● Written instruction
Return every line below in which "matplotlib" appears.

## Begin

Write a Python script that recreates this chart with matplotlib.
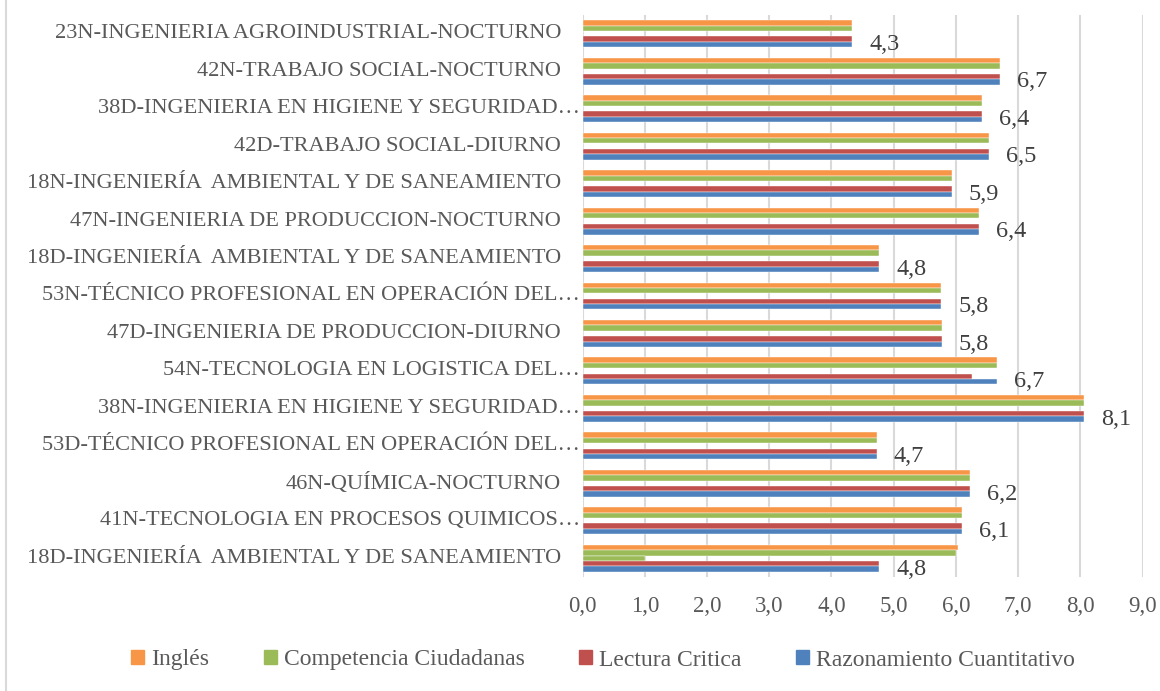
import numpy as np
import matplotlib.pyplot as plt
from matplotlib.patches import Patch
from matplotlib.lines import Line2D

plt.rcParams["font.family"] = ["Liberation Serif", "DejaVu Serif"]

# categorias de arriba hacia abajo
programas = [
    "23N-INGENIERIA AGROINDUSTRIAL-NOCTURNO",
    "42N-TRABAJO SOCIAL-NOCTURNO",
    "38D-INGENIERIA EN HIGIENE Y SEGURIDAD…",
    "42D-TRABAJO SOCIAL-DIURNO",
    "18N-INGENIERÍA  AMBIENTAL Y DE SANEAMIENTO",
    "47N-INGENIERIA DE PRODUCCION-NOCTURNO",
    "18D-INGENIERÍA  AMBIENTAL Y DE SANEAMIENTO",
    "53N-TÉCNICO PROFESIONAL EN OPERACIÓN DEL…",
    "47D-INGENIERIA DE PRODUCCION-DIURNO",
    "54N-TECNOLOGIA EN LOGISTICA DEL…",
    "38N-INGENIERIA EN HIGIENE Y SEGURIDAD…",
    "53D-TÉCNICO PROFESIONAL EN OPERACIÓN DEL…",
    "46N-QUÍMICA-NOCTURNO",
    "41N-TECNOLOGIA EN PROCESOS QUIMICOS…",
    "18D-INGENIERÍA  AMBIENTAL Y DE SANEAMIENTO",
]

razonamiento = [4.33, 6.70, 6.42, 6.53, 5.93, 6.37, 4.77, 5.76, 5.77, 6.66, 8.06, 4.73, 6.22, 6.10, 4.77]
lectura = [4.33, 6.70, 6.42, 6.53, 5.93, 6.37, 4.77, 5.76, 5.77, 6.25, 8.06, 4.73, 6.22, 6.10, 4.77]
competencia = [4.33, 6.70, 6.42, 6.53, 5.93, 6.37, 4.77, 5.76, 5.77, 6.66, 8.06, 4.73, 6.22, 6.10, 6.00]
ingles = [4.33, 6.70, 6.42, 6.53, 5.93, 6.37, 4.77, 5.76, 5.77, 6.66, 8.06, 4.73, 6.22, 6.10, 6.03]
# serie sin leyenda que aparece en el hueco del ultimo grupo
extra = [0, 0, 0, 0, 0, 0, 0, 0, 0, 0, 0, 0, 0, 0, 1.0]

x_ticks = [0, 1, 2, 3, 4, 5, 6, 7, 8, 9]

AZUL = "#4F81BD"
ROJO = "#C0504D"
VERDE = "#9BBB59"
NARANJA = "#F79646"
GRIS_TEXTO = "#595959"


def main():
    fig = plt.figure(figsize=(11.6, 6.91), dpi=100)
    ax = fig.add_axes([582.5 / 1160, 1 - 577 / 691, (1142.7 - 582.5) / 1160, (577 - 15) / 691])

    y = np.arange(len(programas))
    h = 0.144

    series = [
        (ingles, NARANJA, -2),
        (competencia, VERDE, -1),
        (extra, VERDE, 0),
        (lectura, ROJO, 1),
        (razonamiento, AZUL, 2),
    ]
    for valores, color, k in series:
        ax.barh(y + k * h, valores, height=h, color=color,
                edgecolor="white", linewidth=0.3, zorder=3)

    for yi, v in zip(y, razonamiento):
        ax.annotate(f"{v:.1f}".replace(".", ","), xy=(v, yi + 2 * h),
                    xytext=(17, 0), textcoords="offset pixels",
                    ha="left", va="center", fontsize=17.5, color="#404040")

    ax.set_xlim(0, 9)
    ax.set_ylim(len(programas) - 0.5, -0.5)
    ax.set_xticks(x_ticks)
    ax.set_xticklabels([f"{t:.1f}".replace(".", ",") for t in x_ticks],
                       fontsize=16.5, color=GRIS_TEXTO)
    ax.tick_params(axis="x", length=0, pad=14)
    ax.set_yticks([])
    ax.grid(axis="x", color="#D9D9D9", linewidth=1.5, zorder=0)
    for s in ax.spines.values():
        s.set_visible(False)

    for yi, nombre in zip(y, programas):
        fin = 580 if nombre.endswith("…") else 561
        ax.annotate(nombre, xy=(0, yi), xycoords=("axes fraction", "data"),
                    xytext=(fin - 582.5, 0), textcoords="offset pixels",
                    ha="right", va="center", fontsize=16.1, color=GRIS_TEXTO)

    # borde izquierdo del area del grafico
    fig.add_artist(Line2D([5.5 / 1160, 5.5 / 1160], [0, 1], color="#D9D9D9",
                          linewidth=1.5, transform=fig.transFigure))

    handles = [
        Patch(color=NARANJA, label="Inglés"),
        Patch(color=VERDE, label="Competencia Ciudadanas"),
        Patch(color=ROJO, label="Lectura Critica"),
        Patch(color=AZUL, label="Razonamiento Cuantitativo"),
    ]
    fig.legend(handles=handles, loc="center", bbox_to_anchor=(603 / 1160, 1 - 660 / 691),
               ncol=4, frameon=False, fontsize=17, handlelength=0.55, handleheight=0.55,
               handletextpad=0.3, columnspacing=2.3, labelcolor=GRIS_TEXTO)

    fig.savefig("out.png", dpi=100)


if __name__ == "__main__":
    main()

## End

● Solution for this task
Write a Python script that recreates this chart with matplotlib.
import matplotlib.pyplot as plt
from matplotlib.patches import Patch
from matplotlib.lines import Line2D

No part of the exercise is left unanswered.